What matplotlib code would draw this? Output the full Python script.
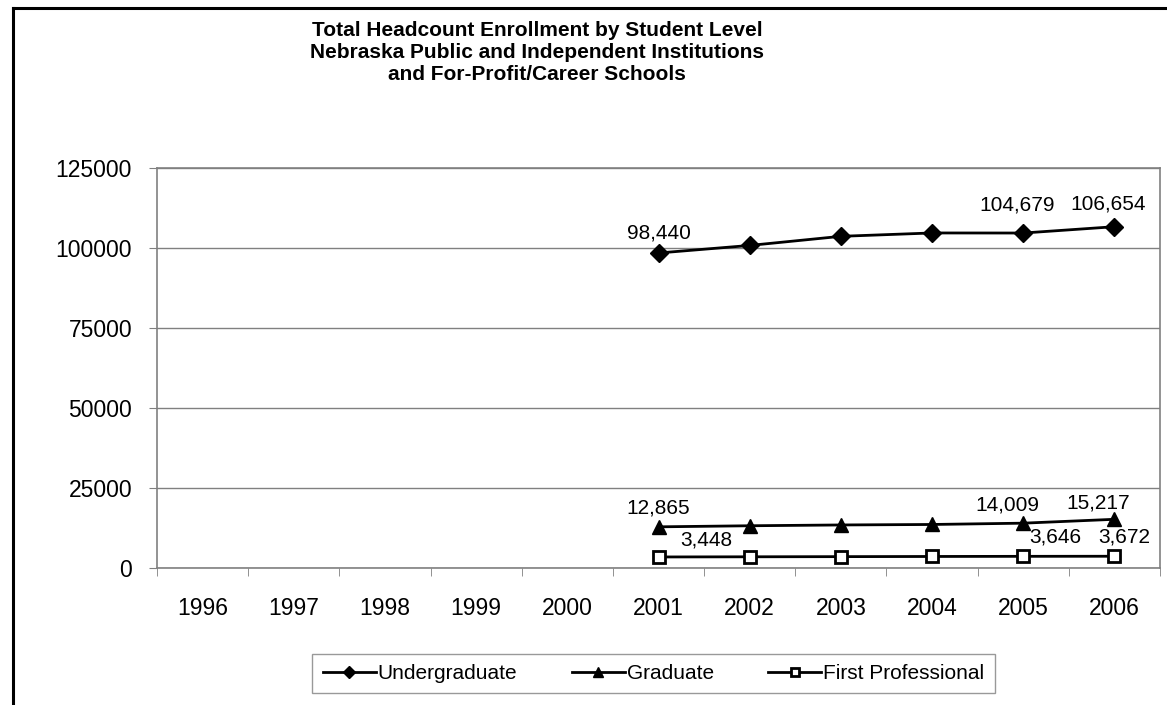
import matplotlib
matplotlib.use("Agg")
import matplotlib.pyplot as plt
from matplotlib.lines import Line2D
import numpy as np

plt.rcParams['font.family'] = ['Liberation Sans', 'DejaVu Sans']

years = ["1996", "1997", "1998", "1999", "2000", "2001", "2002", "2003", "2004", "2005", "2006"]
data_years = ["2001", "2002", "2003", "2004", "2005", "2006"]
undergrad = [98440, 100800, 103650, 104700, 104679, 106654]
graduate = [12865, 13200, 13450, 13600, 14009, 15217]
first_prof = [3448, 3500, 3550, 3600, 3646, 3672]
yticks = [0, 25000, 50000, 75000, 100000, 125000]

FS = 16.5
LFS = 15
W, H = 1167, 705
fig = plt.figure(figsize=(W / 100, H / 100), dpi=100)
ax = fig.add_axes([157 / W, 1 - 568 / H, (1160 - 157) / W, (568 - 168) / H])

xpos = [years.index(y) for y in data_years]
ax.plot(xpos, undergrad, color='black', lw=2, marker='D', ms=9, mfc='black', mec='black', label='Undergraduate', clip_on=False)
ax.plot(xpos, graduate, color='black', lw=2, marker='^', ms=10, mfc='black', mec='black', label='Graduate', clip_on=False)
ax.plot(xpos, first_prof, color='black', lw=2, marker='s', ms=8.5, mfc='white', mec='black', mew=2, label='First Professional', clip_on=False)

ax.set_xlim(-0.5, len(years) - 0.5)
ax.set_ylim(0, 125000)
ax.set_yticks(yticks)
ax.set_yticklabels([str(v) for v in yticks], fontsize=FS)
ax.set_xticks(range(len(years)))
ax.set_xticklabels(years, fontsize=FS)
ax.tick_params(axis='x', length=0, pad=21)
ax.set_xticks(np.arange(-0.5, len(years), 1), minor=True)
ax.tick_params(axis='x', which='minor', length=6, color='#808080', direction='out')
ax.tick_params(axis='y', length=6, color='#808080', direction='out', pad=12)
ax.grid(axis='y', color='#808080', lw=1)
ax.set_axisbelow(True)
for s in ['top', 'right', 'left', 'bottom']:
    ax.spines[s].set_color('#808080')
    ax.spines[s].set_linewidth(1.2)

def lab(series, idx, dx, dy):
    ax.annotate(f"{series[idx]:,}", (xpos[idx], series[idx]), xytext=(dx, dy),
                textcoords='offset pixels', ha='center', va='center', fontsize=LFS)

lab(undergrad, 0, 0, 20)
lab(undergrad, 4, -6, 28)
lab(undergrad, 5, -6, 23)
lab(graduate, 0, 0, 19)
lab(graduate, 4, -16, 18)
lab(graduate, 5, -16, 16)
lab(first_prof, 0, 48, 17)
lab(first_prof, 4, 32, 19)
lab(first_prof, 5, 10, 19)

fig.text(537 / W, 1 - 52 / H,
         "Total Headcount Enrollment by Student Level\nNebraska Public and Independent Institutions\nand For-Profit/Career Schools",
         ha='center', va='center', fontsize=15, fontweight='bold', linespacing=1.2)

leg = fig.legend(loc='center', bbox_to_anchor=(653.5 / W, 1 - 673.5 / H), ncol=3, frameon=True,
                 fancybox=False, edgecolor='#808080', fontsize=LFS, handlelength=2.55,
                 columnspacing=2.6, handletextpad=0.1, borderpad=0.5, markerscale=0.7)
leg.get_frame().set_linewidth(1)

fig.add_artist(Line2D([13 / W, 13 / W], [0, 1 - 8 / H], color='black', lw=2.2, transform=fig.transFigure))
fig.add_artist(Line2D([13 / W, 1], [1 - 8 / H, 1 - 8 / H], color='black', lw=2.2, transform=fig.transFigure))

fig.savefig("out.png", dpi=100)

● ● ● ● ●

| Directions |
Where a line of the data holds "matplotlib", show that line.

| Solution to the problem |
What matplotlib code would draw this? Output the full Python script.
import matplotlib
matplotlib.use("Agg")
import matplotlib.pyplot as plt
from matplotlib.lines import Line2D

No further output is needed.